Chodzi mi o poszerzenie w plecach, nie mam zamiaru wygladac jak osoby duzo cwiczace (szacunek dla Was), poprostu chce byc ciut poza 'srednia krajowa', mysle ze wiecie o co chodzi. I chce wygladac lepiej przy moim stylu ubioru.
Uloze sobie diete, lecz jak mowilem - obiad... Mama lubi dobre polskie zarcie i takie gotuje. W takim wypadku mam wspierac sie suplementami? I w co sie zaopatrzyc? Gainery? Kreatyna?... I pytanko... Czy dam rade cwiczyc na Atlasie tego typu : http://allegro.pl/item134280838_olpran_atlas_najtaniej.html Bo w taki sie zaopatrze. Na silownie?... Nie ciagnie mnie, nie utozsamiajcie mnie prosze z poczatkujacymi kulturystami. Raczej poprostu mowie "nie" mojej genetyce.
Czy bedzie ciezko?

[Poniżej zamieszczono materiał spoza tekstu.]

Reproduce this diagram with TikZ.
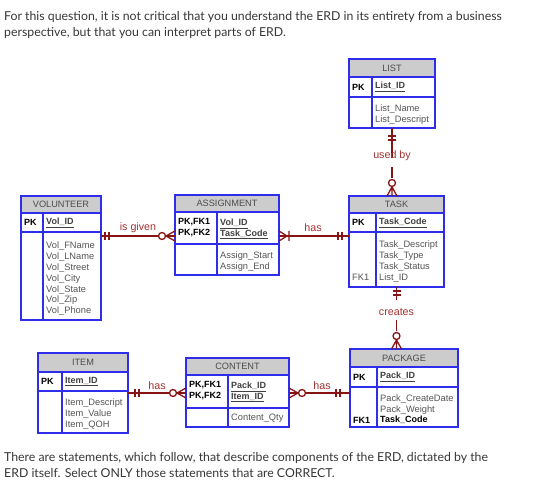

Chodzi o pare kilometrow i pare cm w barach... Chodzi tu raczej o sprawy typowo 'wyglad na ulicy'. Prosze nie brechtac, przeczytalem troche z konta 'goscia'. Co nie co wiem, ale w art'ach nastawia sie wszystko pod typowa kulturystyke... Mnie to nie kreci...
Prosze o odpowiedzi :) Byc moze sa ludzie, ktorzy kierowali sie takimi samymi priorytetami.